If the minimum wage helped low-income workers, it is to be expected that Members of Congress representing these states would be vociferous in their support for a minimum wage.  But no, these Members are against such an increase.

This is because raising the minimum wage has unintended consequences.  Well-meaning people push for minimum wage hikes because they see them as a way to lift the poor out of poverty. But arbitrary wage floors keep low-skill, inexperienced workers from getting jobs. Minimum wage jobs often act as a stepping stone to a better career and higher wages – typically, minimum wage workers do not stay in their jobs for long periods of time before moving up to better employment.

For example, the minimum wage in American Samoa’s canning industry is $4.76 an hour. The Fair Minimum Wage Act of 2007 required the minimum wage to be raised by 50 cents a year until it reached the mainland minimum wage, but President Obama has signed bills into law postponing the annual increases first until 2012, and then until 2015. It is likely that he will sign another bill delaying the increases still further, because everyone knows that raising the minimum wage in American Samoa would decimate the island’s fishing industry.

In the 12 states with the lowest incomes, hourly wages of income earners at the the 25th percentile all wage earners in the state are below $10.10. Mississippi would be the hardest-hit, with a 25th percentile hourly wage of $9.34.

 

 

 

 

 

In every state but one, at least 10 percent of workers would be affected by a $10.10  minimum wage. According to the Bureau of Labor Statistics, Alaska is the only state in which the 10th income percentile wage is above $10.10 an hour.
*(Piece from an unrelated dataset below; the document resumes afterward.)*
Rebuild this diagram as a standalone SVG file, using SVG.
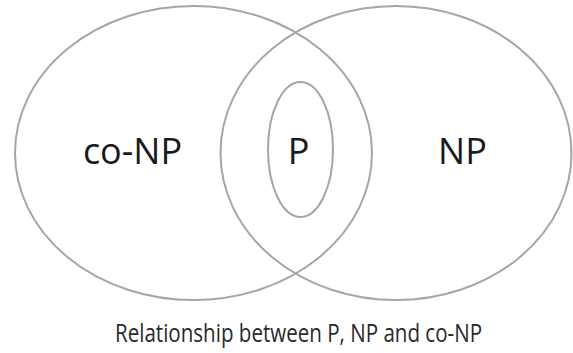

With vast differences in wages across the country, a one-size-fits-all minimum wage at the federal level makes little sense. States and cities have not been reluctant to pass minimum wage increases on their own: 21 states have minimum wages set at hourly rates above the federal level. Just four states have rates below the federal minimum, while five additional states have no state minimum wage laws. In practice, employers in these states must still pay the federal minimum wage in spite of the lower state laws.

In February, the nonpartisan Congressional Budget Office estimated that 500,000 employees would lose their jobs if the hourly federal minimum wage rose to $10.10, although the report included the possibility that up to 1 million workers could become unemployed. For various statistical reasons, the report was actually less dire on the effects of the minimum wage than it should have been.

Labor unions advocate minimum wage increases because many union contracts are tied to the minimum wage.  With increasing frequency, unions, under the guise of worker centers, are invading non-unionized workplaces and organizing strikes and protests in favor of increasing the minimum wage by more than 100 percent. 

Unions and the worker centers they support held a global day of strikes on May 15, demanding a $15 an hour minimum wage for fast food workers. As harmful as a $10.10 an hour minimum wage would be, a level of $15 would be much worse. 

Labor unions have tried to claim these protests are part of a grassroots movement, but the central planning and public relations behind the protests, as well as the small number of workers who take part, suggest otherwise. 

A $15 an hour minimum wage might not affect workers in affluent Seattle, where less than 8 percent of employment is in food preparation and the median hourly wage is $22.43. Other areas are different. Myrtle Beach, South Carolina has a completely different economic situation: food preparation is the largest major employment group, and the median hourly wage is only $11.52, just barely higher than half of Seattle’s. Both cities should not be forced to have the same minimum wage.

The federal government allows cities and states to raise their minimum wages above the federal floor. Why not drop the federal minimum wage and allow states and cities to set whatever wage floors they desire? Some might choose a $4.76 minimum wage, like American Samoa. The mayor and city council members of Myrtle Beach know the needs of their constituents better than does President Obama. Minimum wages inflict harm wherever they exist, but a federal minimum wage floor is the most economically-destructive.